I suppose this is a two-pronged post.  The first prong is that I take issue with the state's requirements that I have to jump through some distorted hoop to prove that my kids have been properly educated about health.  Everything I know about eating well and living well I learned from my mother, who took great pains to teach us the best that she could, and now I am adding to that knowledge and teaching my children.  The second prong is that I still can't believe that I give in to the guilt associated with not sitting down with the textbooks and the chalkboard in a little mini school house to do "school" with my children.  UGH!  What they learned today will serve them a healthy dinner not just tonight but for the rest of their lives. 

Friday, March 19, 2010

Thanks for the Help, Lord

This week I've been in one of those March doldrums, nursing a case of serious spring fever, feeling overwhelmingly busy, and inadequate as a homeschool mom.  So I prayed.  I am beginning to understand that the affirmation that I need does not come from people or the kids or even my friends who are in it with me.  They can say nice things, but they are not the deep-penetrating voice of my Father who knows my deepest need.

But this week in the midst of feeling less than exemplary, I stumbled upon an old / new idea.  I've been bemoaning the fact that my kids love crafts and I really hate to do them, and deep down I know that it would serve them well to do something with their hands that they really like, and something in a forum that I visit reminded me of lapbooking.  I saw this at homeschool convention and completely wrinkled my nose at it--WAAAY over the top from what I could see displayed on the tables at convention (well, of course, it's convention).  That, combined with the fact that I'm a perfectionist and an all-or-nothing person caused me to turn away in dismay and think it could never be done.  However, online I've seen a lot of really simple examples and a lot of really kid-friendly projects that lots and lots of people have posted.
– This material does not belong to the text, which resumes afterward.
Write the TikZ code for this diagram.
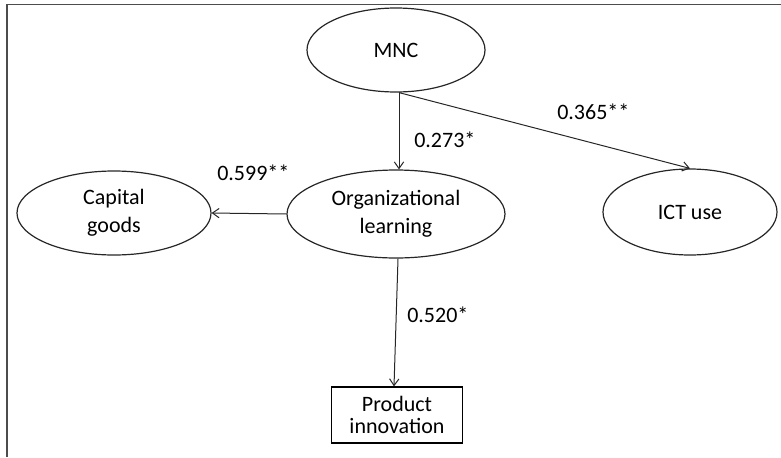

When I saw them, I thought, "I like paper crafts...I could actually do that with the kids!" and so this week I have planned that TODAY we will begin our first lapbook on ancient Greece, and Matty is excited.  So I will post pictures and results of our lapbooking extravaganza and if it goes well, perhaps use this as a fun tool to record some of the things we're learning.  It may sound strange, but I sincerely believe that whenever I ask, the Lord breathes a breath of inspiration into my humble journey here, and I am able to meet the needs of my children better.  When the needs of my children are met and they are at peace, then I am affirmed as a teacher and mother.  This can only come from the Lord.